- SHORT EXERCISE
Copy the material below verbatim from the line with "Give me the TikZ source for this diagram." to the line with "at (\xr, 484.5)", both lines included, omitting pictures and every line outside that range.

- DATA FOR THE TASK
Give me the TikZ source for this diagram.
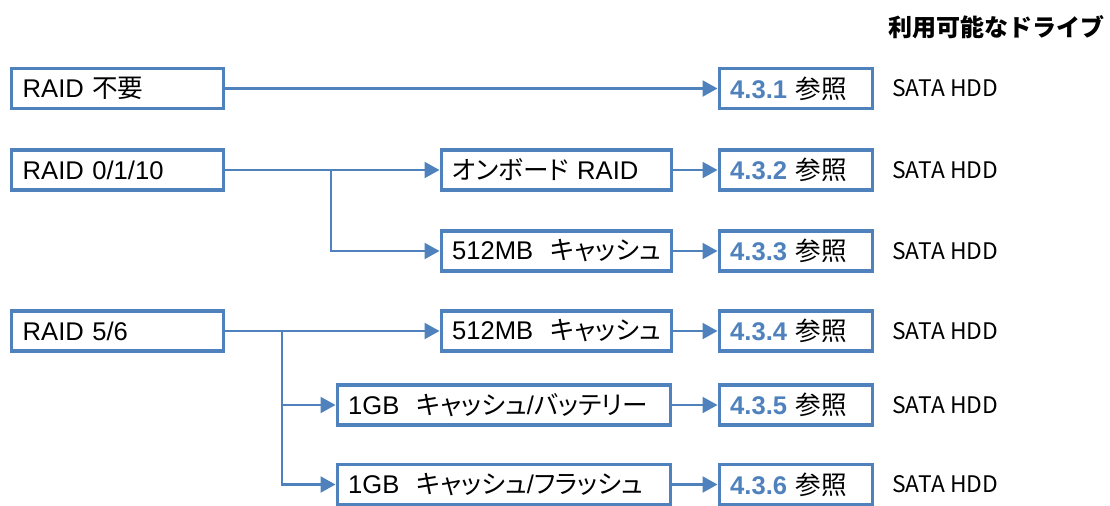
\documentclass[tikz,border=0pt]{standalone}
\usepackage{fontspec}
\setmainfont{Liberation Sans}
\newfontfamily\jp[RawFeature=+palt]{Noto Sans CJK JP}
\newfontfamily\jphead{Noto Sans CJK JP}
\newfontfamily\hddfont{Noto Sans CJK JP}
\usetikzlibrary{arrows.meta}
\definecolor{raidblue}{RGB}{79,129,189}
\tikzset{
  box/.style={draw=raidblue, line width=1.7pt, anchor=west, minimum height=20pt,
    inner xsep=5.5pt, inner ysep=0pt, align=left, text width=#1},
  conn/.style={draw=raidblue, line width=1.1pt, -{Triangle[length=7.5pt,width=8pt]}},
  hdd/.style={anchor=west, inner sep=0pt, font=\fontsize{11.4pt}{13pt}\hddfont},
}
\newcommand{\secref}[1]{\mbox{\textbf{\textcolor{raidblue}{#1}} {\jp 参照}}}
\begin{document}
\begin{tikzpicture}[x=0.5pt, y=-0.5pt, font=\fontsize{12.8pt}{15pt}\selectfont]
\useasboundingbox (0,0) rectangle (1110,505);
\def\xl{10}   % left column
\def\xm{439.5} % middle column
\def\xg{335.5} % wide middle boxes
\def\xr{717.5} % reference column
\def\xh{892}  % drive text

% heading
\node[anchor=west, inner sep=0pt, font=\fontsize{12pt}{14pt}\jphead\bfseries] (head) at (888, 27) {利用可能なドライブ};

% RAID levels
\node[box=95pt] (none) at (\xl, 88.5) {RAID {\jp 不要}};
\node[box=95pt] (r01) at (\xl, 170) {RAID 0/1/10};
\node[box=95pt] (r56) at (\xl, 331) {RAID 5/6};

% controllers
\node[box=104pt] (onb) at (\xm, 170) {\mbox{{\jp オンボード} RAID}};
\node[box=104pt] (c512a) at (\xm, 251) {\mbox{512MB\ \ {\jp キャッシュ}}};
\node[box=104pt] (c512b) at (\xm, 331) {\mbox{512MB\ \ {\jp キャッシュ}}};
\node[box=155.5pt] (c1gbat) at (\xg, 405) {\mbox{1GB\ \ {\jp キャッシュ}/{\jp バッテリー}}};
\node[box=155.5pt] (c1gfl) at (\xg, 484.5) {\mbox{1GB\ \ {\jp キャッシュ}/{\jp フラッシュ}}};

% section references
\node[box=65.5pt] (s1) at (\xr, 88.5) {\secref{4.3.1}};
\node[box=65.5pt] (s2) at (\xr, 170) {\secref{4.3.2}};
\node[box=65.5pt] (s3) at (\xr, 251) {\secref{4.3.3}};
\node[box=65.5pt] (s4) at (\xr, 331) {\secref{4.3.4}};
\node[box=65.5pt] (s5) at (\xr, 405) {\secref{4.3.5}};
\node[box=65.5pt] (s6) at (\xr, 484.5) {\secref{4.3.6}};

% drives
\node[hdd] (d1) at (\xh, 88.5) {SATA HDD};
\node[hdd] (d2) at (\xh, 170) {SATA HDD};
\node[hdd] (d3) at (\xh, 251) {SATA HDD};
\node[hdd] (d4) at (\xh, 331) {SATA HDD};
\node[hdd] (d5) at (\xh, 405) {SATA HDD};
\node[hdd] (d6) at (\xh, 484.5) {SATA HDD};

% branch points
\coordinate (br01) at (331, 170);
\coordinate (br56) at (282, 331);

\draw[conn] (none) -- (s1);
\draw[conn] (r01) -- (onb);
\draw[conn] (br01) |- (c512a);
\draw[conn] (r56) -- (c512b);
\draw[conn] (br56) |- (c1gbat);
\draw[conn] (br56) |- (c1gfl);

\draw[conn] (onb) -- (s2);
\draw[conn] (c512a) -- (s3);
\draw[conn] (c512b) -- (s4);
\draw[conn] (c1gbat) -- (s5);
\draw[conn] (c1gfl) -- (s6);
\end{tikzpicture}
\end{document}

==

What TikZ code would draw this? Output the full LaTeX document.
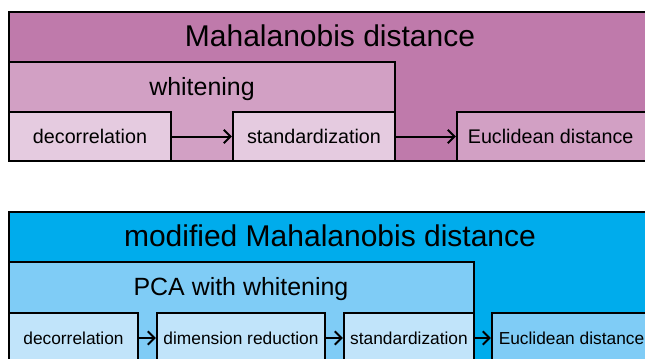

==

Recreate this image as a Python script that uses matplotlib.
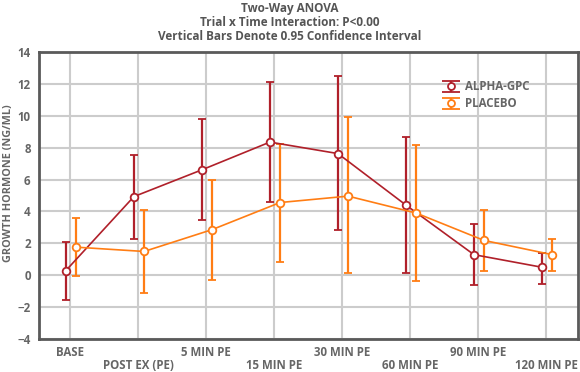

- TASK SOLUTION
Give me the TikZ source for this diagram.
\documentclass[tikz,border=0pt]{standalone}
\usepackage{fontspec}
\setmainfont{Liberation Sans}
\newfontfamily\jp[RawFeature=+palt]{Noto Sans CJK JP}
\newfontfamily\jphead{Noto Sans CJK JP}
\newfontfamily\hddfont{Noto Sans CJK JP}
\usetikzlibrary{arrows.meta}
\definecolor{raidblue}{RGB}{79,129,189}
\tikzset{
  box/.style={draw=raidblue, line width=1.7pt, anchor=west, minimum height=20pt,
    inner xsep=5.5pt, inner ysep=0pt, align=left, text width=#1},
  conn/.style={draw=raidblue, line width=1.1pt, -{Triangle[length=7.5pt,width=8pt]}},
  hdd/.style={anchor=west, inner sep=0pt, font=\fontsize{11.4pt}{13pt}\hddfont},
}
\newcommand{\secref}[1]{\mbox{\textbf{\textcolor{raidblue}{#1}} {\jp 参照}}}
\begin{document}
\begin{tikzpicture}[x=0.5pt, y=-0.5pt, font=\fontsize{12.8pt}{15pt}\selectfont]
\useasboundingbox (0,0) rectangle (1110,505);
\def\xl{10}   % left column
\def\xm{439.5} % middle column
\def\xg{335.5} % wide middle boxes
\def\xr{717.5} % reference column
\def\xh{892}  % drive text

% heading
\node[anchor=west, inner sep=0pt, font=\fontsize{12pt}{14pt}\jphead\bfseries] (head) at (888, 27) {利用可能なドライブ};

% RAID levels
\node[box=95pt] (none) at (\xl, 88.5) {RAID {\jp 不要}};
\node[box=95pt] (r01) at (\xl, 170) {RAID 0/1/10};
\node[box=95pt] (r56) at (\xl, 331) {RAID 5/6};

% controllers
\node[box=104pt] (onb) at (\xm, 170) {\mbox{{\jp オンボード} RAID}};
\node[box=104pt] (c512a) at (\xm, 251) {\mbox{512MB\ \ {\jp キャッシュ}}};
\node[box=104pt] (c512b) at (\xm, 331) {\mbox{512MB\ \ {\jp キャッシュ}}};
\node[box=155.5pt] (c1gbat) at (\xg, 405) {\mbox{1GB\ \ {\jp キャッシュ}/{\jp バッテリー}}};
\node[box=155.5pt] (c1gfl) at (\xg, 484.5) {\mbox{1GB\ \ {\jp キャッシュ}/{\jp フラッシュ}}};

% section references
\node[box=65.5pt] (s1) at (\xr, 88.5) {\secref{4.3.1}};
\node[box=65.5pt] (s2) at (\xr, 170) {\secref{4.3.2}};
\node[box=65.5pt] (s3) at (\xr, 251) {\secref{4.3.3}};
\node[box=65.5pt] (s4) at (\xr, 331) {\secref{4.3.4}};
\node[box=65.5pt] (s5) at (\xr, 405) {\secref{4.3.5}};
\node[box=65.5pt] (s6) at (\xr, 484.5) {\secref{4.3.6}};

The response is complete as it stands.